▸ **MATERIALS PROVIDED**
## begin

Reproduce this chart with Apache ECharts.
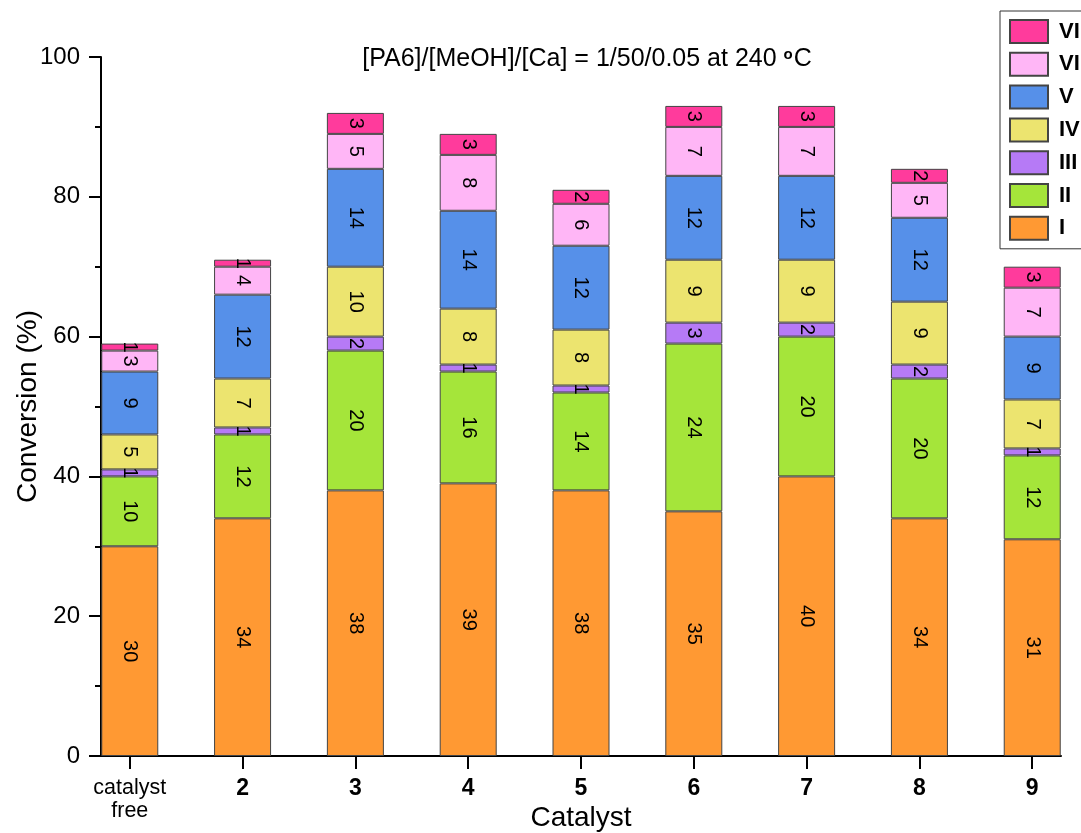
<!DOCTYPE html>
<html>
<head>
<meta charset="utf-8">
<script src="https://cdn.jsdelivr.net/npm/echarts@6/dist/echarts.min.js"></script>
<style>
html,body{margin:0;padding:0;background:#fff;}
#chart{width:1081px;height:833px;}
</style>
</head>
<body>
<div id="chart"></div>
<script>
// ---- data ----
const categories = ['catalyst\nfree', '2', '3', '4', '5', '6', '7', '8', '9'];
const seriesNames = ['I', 'II', 'III', 'IV', 'V', 'VI', 'VII'];
const valsI   = [30, 34, 38, 39, 38, 35, 40, 34, 31];
const valsII  = [10, 12, 20, 16, 14, 24, 20, 20, 12];
const valsIII = [1, 1, 2, 1, 1, 3, 2, 2, 1];
const valsIV  = [5, 7, 10, 8, 8, 9, 9, 9, 7];
const valsV   = [9, 12, 14, 14, 12, 12, 12, 12, 9];
const valsVI  = [3, 4, 5, 8, 6, 7, 7, 5, 7];
const valsVII = [1, 1, 3, 3, 2, 3, 3, 2, 3];
const yTicks = [0, 20, 40, 60, 80, 100];
const titleText = '[PA6]/[MeOH]/[Ca] = 1/50/0.05 at 240 ';

const allVals = [valsI, valsII, valsIII, valsIV, valsV, valsVI, valsVII];
const colors = ['#FF9933', '#A5E53A', '#B67AF6', '#ECE46F', '#5690E9', '#FFB6F6', '#FF3B9C'];
const positions = categories.map((c, i) => i + 1);

const FONT = '"Liberation Sans", Arial, sans-serif';

const series = allVals.map((arr, k) => ({
  name: seriesNames[k],
  type: 'bar',
  stack: 'total',
  barWidth: 57,
  // value first so that it is the stacked dimension; position second
  data: arr.map((v, i) => [v, positions[i]]),
  encode: { x: 1, y: 0 },
  itemStyle: { color: colors[k], borderColor: '#444', borderWidth: 1 },
  label: {
    show: true,
    position: 'inside',
    rotate: -90,
    fontSize: 20,
    fontFamily: FONT,
    color: '#000',
    formatter: p => String(p.value[0])
  },
  emphasis: { disabled: true }
}));

const chart = echarts.init(document.getElementById('chart'), null, { renderer: 'canvas' });
chart.setOption({
  animation: false,
  backgroundColor: '#fff',
  title: {
    text: '{a|' + titleText + '}{s|o}{a|C}',
    left: 582,
    top: 42,
    textAlign: 'center',
    textStyle: {
      rich: {
        a: { fontSize: 25, fontFamily: FONT, color: '#000', fontWeight: 'normal' },
        s: { fontSize: 15, fontFamily: FONT, color: '#000', verticalAlign: 'top', padding: [0, 1, 10, 0] }
      }
    }
  },
  legend: {
    orient: 'vertical',
    left: 1000,
    top: 11,
    padding: [8, 9, 8, 9],
    icon: 'rect',
    itemWidth: 38,
    itemHeight: 23,
    itemGap: 7.8,
    borderColor: '#333',
    borderWidth: 1,
    data: seriesNames.slice().reverse(),
    textStyle: { fontSize: 22, fontWeight: 'bold', fontFamily: FONT, color: '#000', padding: [0, 0, 0, 6] },
    selectedMode: false
  },
  grid: { left: 101, right: 20, top: 57, bottom: 77, containLabel: false, outerBoundsMode: 'none' },
  xAxis: {
    type: 'value',
    min: 0.745,
    max: 9.255,
    name: 'Catalyst',
    nameLocation: 'middle',
    nameGap: 48,
    nameMoveOverlap: false,
    nameTextStyle: { fontSize: 28, fontFamily: FONT, color: '#000' },
    axisLine: { show: true, lineStyle: { color: '#000', width: 2 } },
    axisTick: { show: true, customValues: positions, length: 13, lineStyle: { color: '#000', width: 2 } },
    axisLabel: {
      customValues: positions,
      margin: 21,
      formatter: v => {
        const c = categories[Math.round(v) - 1];
        return c.indexOf('\n') >= 0 ? '{n|' + c.replace('\n', '}\n{n|') + '}' : '{b|' + c + '}';
      },
      rich: {
        n: { fontSize: 21.5, fontFamily: FONT, color: '#000', lineHeight: 23 },
        b: { fontSize: 23, fontFamily: FONT, color: '#000', fontWeight: 'bold', lineHeight: 23 }
      }
    },
    splitLine: { show: false }
  },
  yAxis: {
    type: 'value',
    min: 0,
    max: 100,
    interval: 20,
    name: 'Conversion (%)',
    nameLocation: 'middle',
    nameGap: 59,
    nameMoveOverlap: false,
    nameTextStyle: { fontSize: 28, fontFamily: FONT, color: '#000' },
    axisLine: { show: true, lineStyle: { color: '#000', width: 2 } },
    axisTick: { show: true, length: 12, lineStyle: { color: '#000', width: 2 } },
    minorTick: { show: true, splitNumber: 2, length: 6, lineStyle: { color: '#000', width: 2 } },
    axisLabel: {
      margin: 21,
      fontSize: 24,
      fontFamily: FONT,
      color: '#000',
      formatter: v => (yTicks.indexOf(v) >= 0 ? String(v) : '')
    },
    splitLine: { show: false }
  },
  series: series
});
</script>
</body>
</html>
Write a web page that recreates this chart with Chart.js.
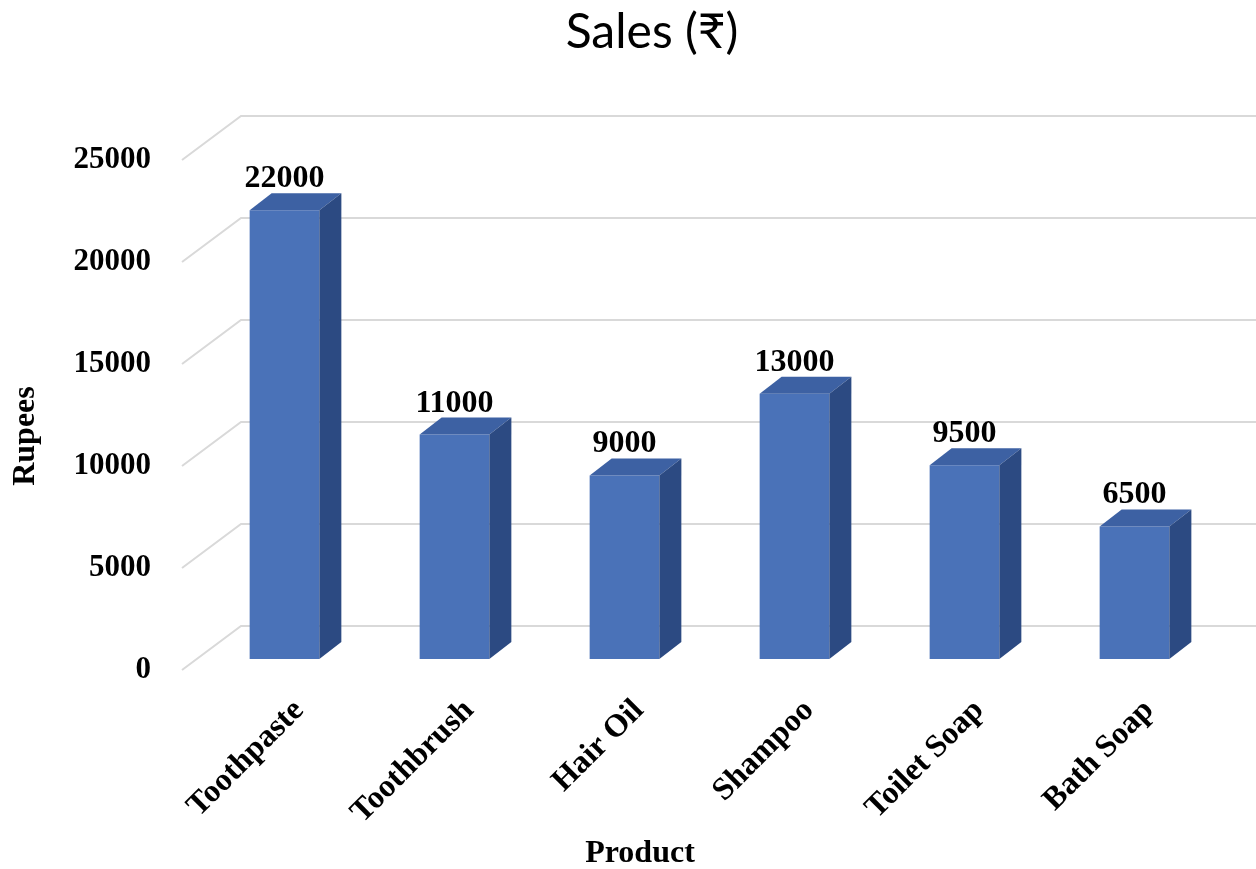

## end

▸ **SHORT TASK**
From the first line of the listing above, repeat every line through the one holding "const titleText = '[PA6]/[MeOH]/[Ca]". Both ends count, and pictures stay out.

▸ **RESPONSE TO THE TASK**
Reproduce this chart with Apache ECharts.
<!DOCTYPE html>
<html>
<head>
<meta charset="utf-8">
<script src="https://cdn.jsdelivr.net/npm/echarts@6/dist/echarts.min.js"></script>
<style>
html,body{margin:0;padding:0;background:#fff;}
#chart{width:1081px;height:833px;}
</style>
</head>
<body>
<div id="chart"></div>
<script>
// ---- data ----
const categories = ['catalyst\nfree', '2', '3', '4', '5', '6', '7', '8', '9'];
const seriesNames = ['I', 'II', 'III', 'IV', 'V', 'VI', 'VII'];
const valsI   = [30, 34, 38, 39, 38, 35, 40, 34, 31];
const valsII  = [10, 12, 20, 16, 14, 24, 20, 20, 12];
const valsIII = [1, 1, 2, 1, 1, 3, 2, 2, 1];
const valsIV  = [5, 7, 10, 8, 8, 9, 9, 9, 7];
const valsV   = [9, 12, 14, 14, 12, 12, 12, 12, 9];
const valsVI  = [3, 4, 5, 8, 6, 7, 7, 5, 7];
const valsVII = [1, 1, 3, 3, 2, 3, 3, 2, 3];
const yTicks = [0, 20, 40, 60, 80, 100];
const titleText = '[PA6]/[MeOH]/[Ca] = 1/50/0.05 at 240 ';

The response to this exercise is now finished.